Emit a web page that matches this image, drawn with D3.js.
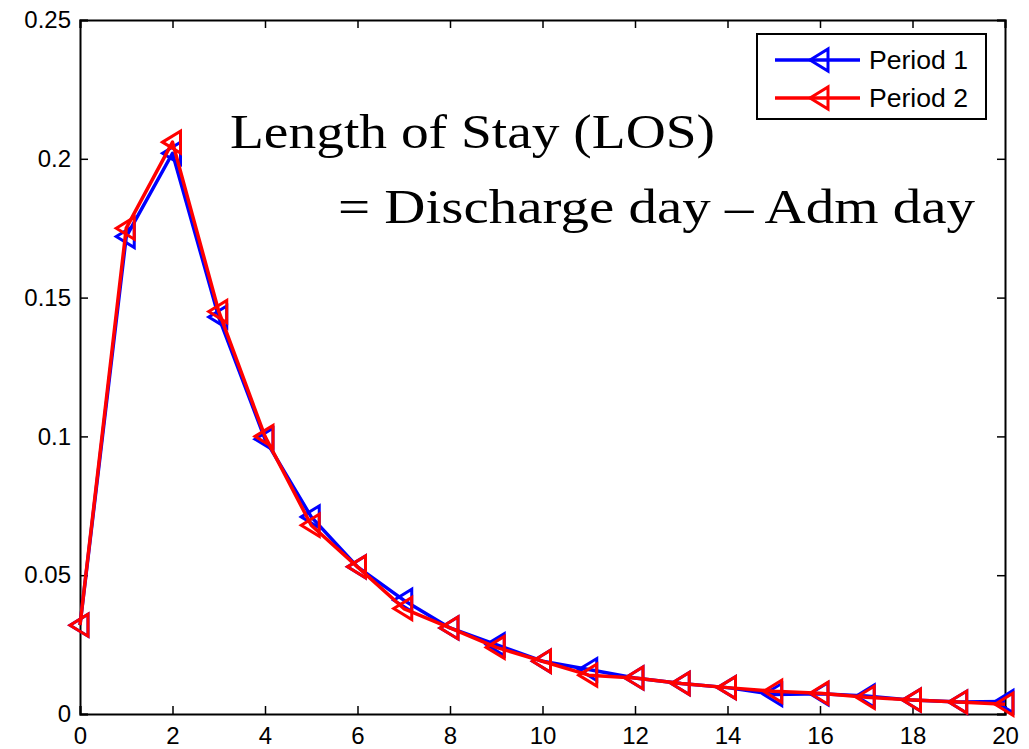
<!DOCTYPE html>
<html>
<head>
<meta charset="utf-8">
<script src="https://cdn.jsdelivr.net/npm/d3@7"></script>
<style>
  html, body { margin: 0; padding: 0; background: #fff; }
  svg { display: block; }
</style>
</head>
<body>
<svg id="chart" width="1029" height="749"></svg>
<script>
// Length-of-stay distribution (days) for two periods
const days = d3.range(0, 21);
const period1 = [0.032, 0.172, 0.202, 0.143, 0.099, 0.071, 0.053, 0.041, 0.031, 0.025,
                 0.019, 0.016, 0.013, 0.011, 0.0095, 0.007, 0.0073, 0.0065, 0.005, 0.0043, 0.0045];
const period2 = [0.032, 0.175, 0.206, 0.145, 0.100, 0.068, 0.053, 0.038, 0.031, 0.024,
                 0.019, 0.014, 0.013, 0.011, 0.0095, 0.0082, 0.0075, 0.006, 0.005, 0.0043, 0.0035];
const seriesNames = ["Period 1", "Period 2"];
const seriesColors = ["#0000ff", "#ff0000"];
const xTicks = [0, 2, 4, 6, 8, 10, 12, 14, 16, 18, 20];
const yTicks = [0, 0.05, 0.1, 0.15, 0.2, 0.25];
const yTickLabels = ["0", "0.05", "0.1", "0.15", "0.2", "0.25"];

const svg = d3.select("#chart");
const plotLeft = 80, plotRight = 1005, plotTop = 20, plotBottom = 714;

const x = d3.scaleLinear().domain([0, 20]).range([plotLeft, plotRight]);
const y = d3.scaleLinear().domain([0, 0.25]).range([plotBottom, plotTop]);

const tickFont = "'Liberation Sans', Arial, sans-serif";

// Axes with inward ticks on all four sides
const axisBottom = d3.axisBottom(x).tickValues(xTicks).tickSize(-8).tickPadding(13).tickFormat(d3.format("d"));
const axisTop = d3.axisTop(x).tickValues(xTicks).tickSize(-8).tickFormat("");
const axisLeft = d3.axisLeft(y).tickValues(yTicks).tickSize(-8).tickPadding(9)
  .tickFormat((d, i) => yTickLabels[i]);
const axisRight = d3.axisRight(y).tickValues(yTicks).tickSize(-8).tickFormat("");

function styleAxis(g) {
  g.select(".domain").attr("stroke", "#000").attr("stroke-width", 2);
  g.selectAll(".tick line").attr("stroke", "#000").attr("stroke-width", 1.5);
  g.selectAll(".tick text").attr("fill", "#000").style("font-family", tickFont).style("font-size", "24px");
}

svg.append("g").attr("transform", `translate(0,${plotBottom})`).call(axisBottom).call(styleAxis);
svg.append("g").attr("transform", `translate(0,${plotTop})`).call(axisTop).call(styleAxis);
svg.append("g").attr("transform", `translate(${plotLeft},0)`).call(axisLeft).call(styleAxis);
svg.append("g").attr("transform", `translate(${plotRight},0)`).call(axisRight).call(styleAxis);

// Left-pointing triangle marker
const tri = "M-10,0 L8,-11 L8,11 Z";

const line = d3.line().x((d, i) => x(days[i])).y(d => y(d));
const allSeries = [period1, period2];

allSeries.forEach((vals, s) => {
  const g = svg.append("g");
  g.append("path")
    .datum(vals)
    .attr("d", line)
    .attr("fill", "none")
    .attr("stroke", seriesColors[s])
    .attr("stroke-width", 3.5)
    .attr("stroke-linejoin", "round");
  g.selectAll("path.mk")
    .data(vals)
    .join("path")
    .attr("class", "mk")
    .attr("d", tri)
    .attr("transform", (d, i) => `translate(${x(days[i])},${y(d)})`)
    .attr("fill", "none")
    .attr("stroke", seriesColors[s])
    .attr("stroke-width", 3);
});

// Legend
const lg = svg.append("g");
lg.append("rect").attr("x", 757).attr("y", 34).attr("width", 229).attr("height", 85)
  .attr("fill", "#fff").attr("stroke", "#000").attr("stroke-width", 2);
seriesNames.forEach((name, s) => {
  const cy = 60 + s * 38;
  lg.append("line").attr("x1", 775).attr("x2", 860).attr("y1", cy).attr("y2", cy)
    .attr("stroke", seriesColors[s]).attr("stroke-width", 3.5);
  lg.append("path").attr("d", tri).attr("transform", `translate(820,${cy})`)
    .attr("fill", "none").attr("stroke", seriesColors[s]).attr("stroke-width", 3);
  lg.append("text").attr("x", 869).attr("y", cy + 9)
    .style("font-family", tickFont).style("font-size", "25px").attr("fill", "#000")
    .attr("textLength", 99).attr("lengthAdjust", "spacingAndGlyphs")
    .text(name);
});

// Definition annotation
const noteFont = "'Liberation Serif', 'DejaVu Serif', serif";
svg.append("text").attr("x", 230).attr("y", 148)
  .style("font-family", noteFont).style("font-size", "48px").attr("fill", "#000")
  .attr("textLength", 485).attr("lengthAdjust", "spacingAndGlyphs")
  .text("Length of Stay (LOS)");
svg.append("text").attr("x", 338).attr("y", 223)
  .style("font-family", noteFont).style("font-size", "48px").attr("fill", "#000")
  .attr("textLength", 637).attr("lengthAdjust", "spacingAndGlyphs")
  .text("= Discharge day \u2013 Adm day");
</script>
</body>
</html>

**OBJECTIVE**
Retype the whole listing, keeping every line identical and omitting all pictures.

**RESULT FOR THIS EXERCISE**
Emit a web page that matches this image, drawn with D3.js.
<!DOCTYPE html>
<html>
<head>
<meta charset="utf-8">
<script src="https://cdn.jsdelivr.net/npm/d3@7"></script>
<style>
  html, body { margin: 0; padding: 0; background: #fff; }
  svg { display: block; }
</style>
</head>
<body>
<svg id="chart" width="1029" height="749"></svg>
<script>
// Length-of-stay distribution (days) for two periods
const days = d3.range(0, 21);
const period1 = [0.032, 0.172, 0.202, 0.143, 0.099, 0.071, 0.053, 0.041, 0.031, 0.025,
                 0.019, 0.016, 0.013, 0.011, 0.0095, 0.007, 0.0073, 0.0065, 0.005, 0.0043, 0.0045];
const period2 = [0.032, 0.175, 0.206, 0.145, 0.100, 0.068, 0.053, 0.038, 0.031, 0.024,
                 0.019, 0.014, 0.013, 0.011, 0.0095, 0.0082, 0.0075, 0.006, 0.005, 0.0043, 0.0035];
const seriesNames = ["Period 1", "Period 2"];
const seriesColors = ["#0000ff", "#ff0000"];
const xTicks = [0, 2, 4, 6, 8, 10, 12, 14, 16, 18, 20];
const yTicks = [0, 0.05, 0.1, 0.15, 0.2, 0.25];
const yTickLabels = ["0", "0.05", "0.1", "0.15", "0.2", "0.25"];

const svg = d3.select("#chart");
const plotLeft = 80, plotRight = 1005, plotTop = 20, plotBottom = 714;

const x = d3.scaleLinear().domain([0, 20]).range([plotLeft, plotRight]);
const y = d3.scaleLinear().domain([0, 0.25]).range([plotBottom, plotTop]);

const tickFont = "'Liberation Sans', Arial, sans-serif";

// Axes with inward ticks on all four sides
const axisBottom = d3.axisBottom(x).tickValues(xTicks).tickSize(-8).tickPadding(13).tickFormat(d3.format("d"));
const axisTop = d3.axisTop(x).tickValues(xTicks).tickSize(-8).tickFormat("");
const axisLeft = d3.axisLeft(y).tickValues(yTicks).tickSize(-8).tickPadding(9)
  .tickFormat((d, i) => yTickLabels[i]);
const axisRight = d3.axisRight(y).tickValues(yTicks).tickSize(-8).tickFormat("");

function styleAxis(g) {
  g.select(".domain").attr("stroke", "#000").attr("stroke-width", 2);
  g.selectAll(".tick line").attr("stroke", "#000").attr("stroke-width", 1.5);
  g.selectAll(".tick text").attr("fill", "#000").style("font-family", tickFont).style("font-size", "24px");
}

svg.append("g").attr("transform", `translate(0,${plotBottom})`).call(axisBottom).call(styleAxis);
svg.append("g").attr("transform", `translate(0,${plotTop})`).call(axisTop).call(styleAxis);
svg.append("g").attr("transform", `translate(${plotLeft},0)`).call(axisLeft).call(styleAxis);
svg.append("g").attr("transform", `translate(${plotRight},0)`).call(axisRight).call(styleAxis);

// Left-pointing triangle marker
const tri = "M-10,0 L8,-11 L8,11 Z";

const line = d3.line().x((d, i) => x(days[i])).y(d => y(d));
const allSeries = [period1, period2];

allSeries.forEach((vals, s) => {
  const g = svg.append("g");
  g.append("path")
    .datum(vals)
    .attr("d", line)
    .attr("fill", "none")
    .attr("stroke", seriesColors[s])
    .attr("stroke-width", 3.5)
    .attr("stroke-linejoin", "round");
  g.selectAll("path.mk")
    .data(vals)
    .join("path")
    .attr("class", "mk")
    .attr("d", tri)
    .attr("transform", (d, i) => `translate(${x(days[i])},${y(d)})`)
    .attr("fill", "none")
    .attr("stroke", seriesColors[s])
    .attr("stroke-width", 3);
});

// Legend
const lg = svg.append("g");
lg.append("rect").attr("x", 757).attr("y", 34).attr("width", 229).attr("height", 85)
  .attr("fill", "#fff").attr("stroke", "#000").attr("stroke-width", 2);
seriesNames.forEach((name, s) => {
  const cy = 60 + s * 38;
  lg.append("line").attr("x1", 775).attr("x2", 860).attr("y1", cy).attr("y2", cy)
    .attr("stroke", seriesColors[s]).attr("stroke-width", 3.5);
  lg.append("path").attr("d", tri).attr("transform", `translate(820,${cy})`)
    .attr("fill", "none").attr("stroke", seriesColors[s]).attr("stroke-width", 3);
  lg.append("text").attr("x", 869).attr("y", cy + 9)
    .style("font-family", tickFont).style("font-size", "25px").attr("fill", "#000")
    .attr("textLength", 99).attr("lengthAdjust", "spacingAndGlyphs")
    .text(name);
});

// Definition annotation
const noteFont = "'Liberation Serif', 'DejaVu Serif', serif";
svg.append("text").attr("x", 230).attr("y", 148)
  .style("font-family", noteFont).style("font-size", "48px").attr("fill", "#000")
  .attr("textLength", 485).attr("lengthAdjust", "spacingAndGlyphs")
  .text("Length of Stay (LOS)");
svg.append("text").attr("x", 338).attr("y", 223)
  .style("font-family", noteFont).style("font-size", "48px").attr("fill", "#000")
  .attr("textLength", 637).attr("lengthAdjust", "spacingAndGlyphs")
  .text("= Discharge day \u2013 Adm day");
</script>
</body>
</html>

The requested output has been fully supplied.